Last edited: February 13, 2005


Another Bush Judicial Nominee Under Fire

The Data Lounge, June 11, 2003

WASHINGTON—The Senate Judiciary Committee on Wednesday opened hearings on the nomination of Alabama Attorney General William Pryor to the 11th Circuit Court of Appeals in Atlanta, quite possibly President Bush’s most controversial federal judicial nominee to date.

The 41-year-old Pryor is an aggressive opponent of federal enforcement of environmental and civil rights laws, a fierce critic of Row v. Wade, a staunch defender of religious symbols and practices in public life, an avid supporter of laws criminalizing gay sexual conduct and an opponent of federal laws mandating access for the disabled.

Gay civil rights advocates have joined with national women’s rights groups, environmentalists, consumer protection organizations and advocates for the disabled in opposing Pryor’s nomination against the usual field of social and religious conservatives backing the nomination and fighting on President Bush’s behalf.

In an interesting and entirely unprecedented move, the normally docile Log Cabin Republicans, a gay GOP organization, announced Tuesday it would oppose the Pryor nomination—the first time the group has taken a stand in opposition to a Bush judicial nominee.

“We call on members of the Senate Judiciary Committee, Democrats and Republicans alike, to address Mr. Pryor’s record on civil rights for gay and lesbian Americans,” said the LCR’s Patrick Guerriero.

Urging the president select “open-minded and fair jurists” to the federal bench, Guerriero said, “We believe that Mr. Pryor does not meet those criteria.” So far, Senate Democrats have successfully blocked two Bush appellate court nominees: Texas Supreme Court Judge Priscilla Owen, a candidate for the 5th Circuit in New Orleans, and Miguel Estrada, a nominee for the appeals court in Washington.

Pryor received a setback Tuesday when the American Bar Association declined to give him its highest rating for judicial nominees. A substantial majority on an ABA committee that investigated Pryor gave him a “qualified” rating. A minority of panel members found him “not qualified.”

Also Tuesday, a number of interest groups held an anti-Pryor news conference in Washington, among them were the Alliance for Justice, NAACP, Americans United for Separation of Church and State, People for the American Way, The Human Rights Campaign, the Sierra Club and the Leadership Conference on Civil Rights.

As Alabama’s attorney general, Pryor abused his position by utilizing state resources to directly and indirectly attack GLBT Americans in his state and across the country.

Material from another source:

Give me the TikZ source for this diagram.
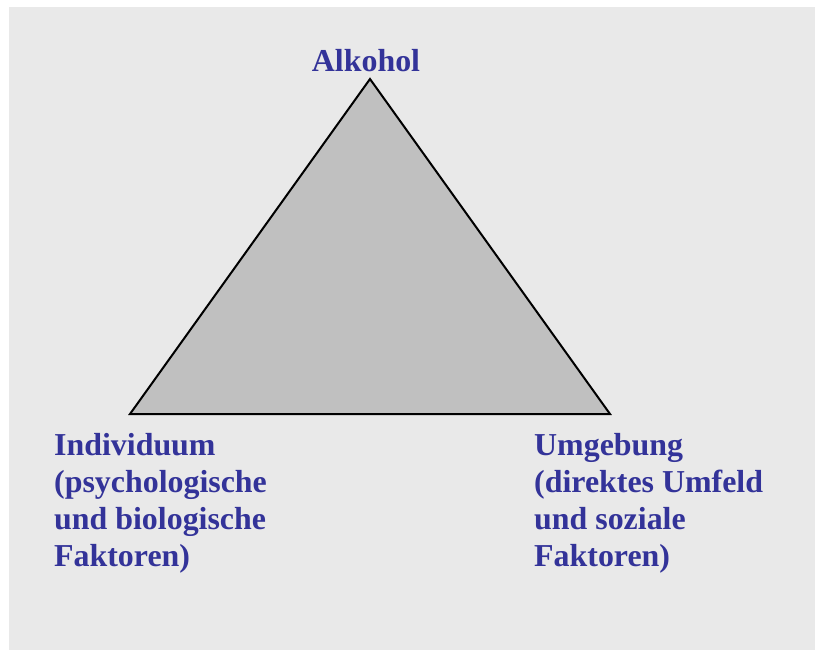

He linked the state attorney general’s website to vehemently anti-GLBT groups, including the Family Research Council and the American Center for Law and Justice (ACLJ), which regularly litigates cases against GLBT rights.

Pryor filed a friend of the court brief in Lawrence v. Texas, the Supreme Court case challenging Texas’s sodomy law, in which he likened homosexuality to incest, necrophilia, pedophilia, prostitution and adultery. He argued that sodomy is a chosen behavior unworthy of constitutional protection.

“That kind of bias and blatant discrimination is not appropriate for someone assuming a lifetime appointment to a federal circuit court,” said the HRC’s Winnie Stachelberg. “It is appalling that Pryor would even be considered for this position. HRC is calling on the Senate to oppose this nomination, which is an affront to all fair-minded Americans.”